James: Good thinking. Yes, I think it comes from frustration over the first question. Maybe your satya-mithya vasana needs a bit of reinforcing. You, the ever-experienced, existent awareness, are the unchanging magnetic pole around which the thoughts and emotions cluster. Taking it easy just means appreciating the fact that you exist is the ultimate value. All else is mere epiphenomena. So you have to learn to just relax and smell the roses.
Tom: Yes, there is NO DOUBT that my satya-mithya vasana needs a bit of reinforcing! ☺ – but slowly, slowly, I am taking it easier. It’s beautiful what you say: “You, the ever-experienced, existent awareness, are the unchanging magnetic pole around which the thoughts and emotions cluster.” So simple and elegant, beyond words! Sometimes the SIMPLE FACT OF EXISTENCE is so f***ing obvious, the is-ness of all just “sitting there,” and I want to cry. What a wonderful blessing this life is!
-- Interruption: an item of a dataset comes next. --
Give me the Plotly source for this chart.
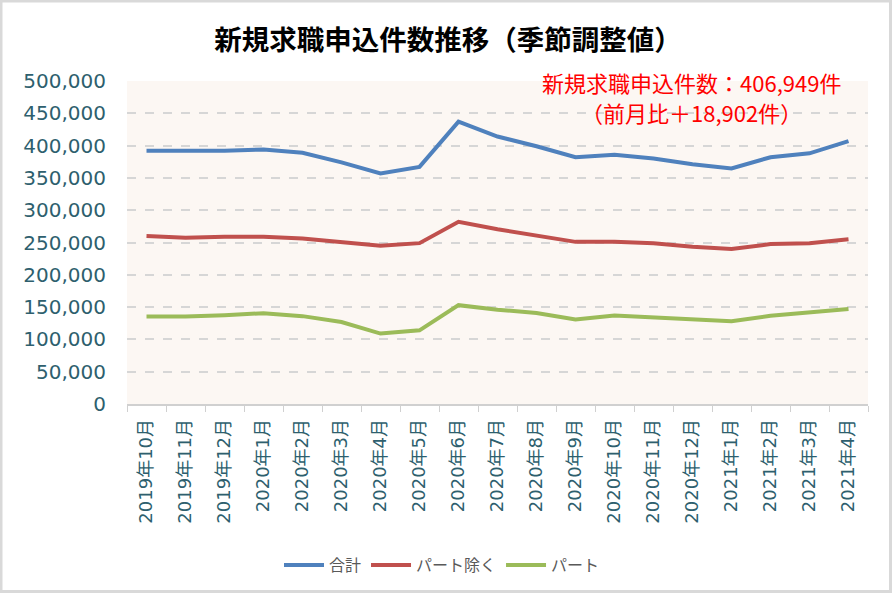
import plotly.graph_objects as go

months = ["2019年10月", "2019年11月", "2019年12月", "2020年1月", "2020年2月", "2020年3月",
          "2020年4月", "2020年5月", "2020年6月", "2020年7月", "2020年8月", "2020年9月",
          "2020年10月", "2020年11月", "2020年12月", "2021年1月", "2021年2月", "2021年3月",
          "2021年4月"]
total = [392000, 392000, 392000, 394000, 389000, 374000, 357000, 367000, 437000, 414000,
         399000, 382000, 386000, 380000, 371000, 364500, 382000, 388047, 406949]
non_part = [260000, 257500, 259000, 259000, 256000, 250000, 245000, 249000, 282000, 270500,
            260500, 251000, 251000, 249000, 243500, 240000, 247500, 249000, 255000]
part = [135500, 135500, 137500, 140500, 136000, 127000, 109000, 114000, 153000, 146000,
        141000, 131000, 137000, 134000, 131000, 128000, 136500, 141500, 147000]
names = ["合計", "パート除く", "パート"]
colors = ["#4F81BD", "#C0504D", "#9BBB59"]
yticks = list(range(0, 500001, 50000))
note_lines = ["新規求職申込件数：406,949件", "（前月比＋18,902件）"]

W, H = 892, 593
L, R, T, B = 127, 24, 81, 189

fig = go.Figure()
for name, vals, c in zip(names, [total, non_part, part], colors):
    fig.add_trace(go.Scatter(x=months, y=vals, name=name, mode="lines",
                             line=dict(color=c, width=4)))

tick_color = "#2E5F6E"
fig.update_layout(
    width=W, height=H,
    margin=dict(l=L, r=R, t=T, b=B),
    paper_bgcolor="white",
    plot_bgcolor="#FCF7F3",
    font=dict(family="Noto Sans CJK JP", color=tick_color),
    title=dict(text="<b>新規求職申込件数推移（季節調整値）</b>", x=448 / W, xref="container",
               xanchor="center", y=1 - 40 / H, yanchor="middle",
               font=dict(size=27.5, color="black", family="Noto Sans CJK JP")),
    showlegend=True,
    legend=dict(orientation="h", x=442 / W, xanchor="center", xref="container",
                y=28 / H, yref="container", yanchor="middle",
                font=dict(size=16, color="#595959"), itemwidth=40,
                bgcolor="rgba(0,0,0,0)"),
    xaxis=dict(type="category", range=[-0.5, len(months) - 0.5], tickangle=-90,
               tickson="boundaries",
               ticks="outside", ticklen=6, tickcolor="#D0D0D0",
               showline=True, linecolor="#D0D0D0", linewidth=1.5,
               showgrid=False, ticklabelstandoff=6,
               tickfont=dict(size=18, color=tick_color, family="DejaVu Sans, Noto Sans CJK JP")),
    yaxis=dict(range=[0, 500000], tickvals=yticks, tickformat=",d",
               showgrid=True, gridcolor="#D6D6D6", griddash="dash", gridwidth=2,
               zeroline=False, showline=False, ticks="", ticklabelstandoff=20,
               tickfont=dict(size=20, color=tick_color, family="DejaVu Sans")),
)

pw, ph = W - L - R, H - T - B
for text, ypix in zip(note_lines, [82, 112]):
    fig.add_annotation(text=text, xref="paper", yref="paper", x=(691 - L) / pw,
                       y=(H - B - ypix) / ph, xanchor="center", yanchor="middle",
                       showarrow=False, align="center", borderpad=0,
                       font=dict(size=22, color="#FF0000", family="Noto Sans CJK JP"))

fig.add_shape(type="rect", xref="paper", yref="paper",
              x0=(1 - L) / pw, x1=(W - 1.5 - L) / pw,
              y0=-(B - 1.5) / ph, y1=(H - B - 1) / ph,
              line=dict(color="#D9D9D9", width=3), layer="above")

fig.write_html("out.html", config={"displayModeBar": False},
               post_script="document.body.style.margin='0';")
I was thinking about my recent letter and the issue of control, which seems to be everywhere lately. I think it’s being exposed due to the karma yoga perspective, which is forcing me to see that I’m not renouncing the results of my actions, nor accepting the fact there actually is no control. It’s embarrassing and uncomfortable, but this practice is revealing the ugly stuff. I think the teachings of karma yoga are working.
James: Western people tend to favor jnana yoga and dismiss or diminish karma yoga. It’s just not sexy enough. So inevitably they have to revisit it. Our jivas are DOers, not BEers, so the control element is never far away. A person may be Self-realized but not emotionally satisfied. A person who is emotionally satisfied in every situation is a free person. Emotional satisfaction means that my self-love is never in question. We call it ananya bhakti, love that has no otherness in it. So if there is dissatisfaction, it is always because one wants one’s self or the world to be different, which can be treated by jnana yoga if you are predominately sattvic and by karma yoga if there is still excess rajas and tamas. Ultimately karma yoga and jnana yoga are not different, since the result of both is negation of the doer, which is liberation. When you no longer identify with the jiva-doer, you automatically default to the point of view of awareness. There isn’t any other option.
What I like about this reply is that you are learning to correct yourself without my help.